The 453-foot Reuben James, named after a sailor who fought against Barbary pirates in 1804 and protected the life of his captain, carried a crew of about 200 compared with about 275 on a destroyer.
"Because you have a smaller crew, everybody needs to put something in," Shammas said.
The Navy’s other frigate home-ported at Pearl Harbor, the USS Crommelin, was decommissioned in October.
Retired Command Master Chief Ron Wilson, 65, who was an original crew member, or "plank owner," on the Reuben James in 1986 when the ship was home-ported in Long Beach, Calif., said the Oliver Hazard Perry frigates were an experimental class of ship.
"It was a transition from old steam-powered boilers to gas turbine engines," he said before the ceremony.
The ship was speedy and well suited for anti-submarine warfare, Wilson said.

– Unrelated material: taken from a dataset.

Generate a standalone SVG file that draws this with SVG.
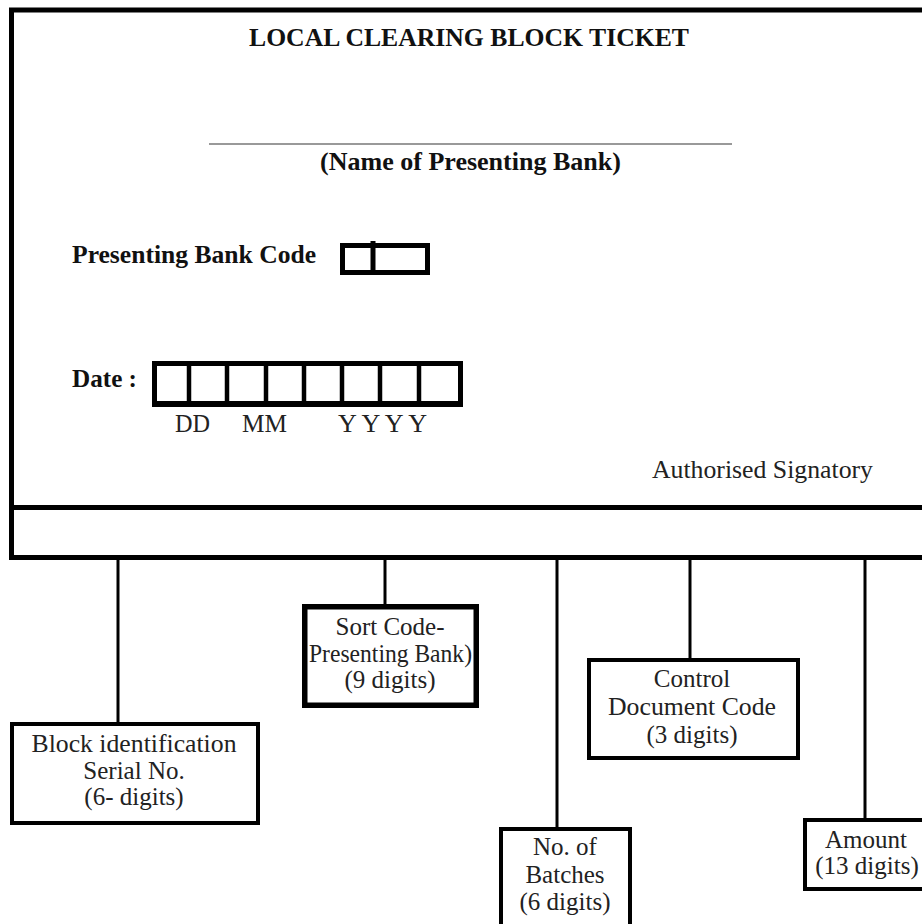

The warships are designated as guided-missile frigates, but the missiles were removed and replaced with a deck gun.
Retired Capt. Faris Farwell Jr., who was operations officer on the Reuben James in 1988 and later served as commanding officer from 1997 to 1999, recalled the ship losing its rudder — it fell off — in the Gulf of Oman off the coast of Iran.
The Reuben James also was given the mission of stopping an arms-carrying ship in the Persian Gulf, he said, adding he was given authority to use "disabling fire" to stop and board the vessel.
As the ship made a beeline for an Iranian island, the ship’s helicopter hovered in front of the suspect ship and aimed its weapons at the bridge, Farwell said. The ship stopped its engines and was boarded, he said.
The Reuben James returned to Hawaii on May 3 from the western Pacific, its final deployment.
About 170 members of the ship’s crew lined the rails of the ship and were pierside for the decommissioning and one of Valascho’s last orders: "XO (executive officer), make preparations to decommission USS Reuben James."
The ship’s sailors left the ship, taking its commissioning pennant with them. Taps was played, and the large American flag flying on the ship was removed.
Officials said the Reuben James will be kept in the inactive-ship facility at Middle Loch until it is possibly sold to a foreign nation.
Pearl Harbor now has 10 surface ships, with the possibility of two cruisers also being retired, but Rear Adm. Richard L. Williams Jr., the new commander of Navy Region Hawaii, said, "We’re committed still to have 11 ships here."
That means one or more ships would be moved to Pearl Harbor.
"I think it (11 ships) is exactly what we want for the re-balance (to the Pacific)," Williams said.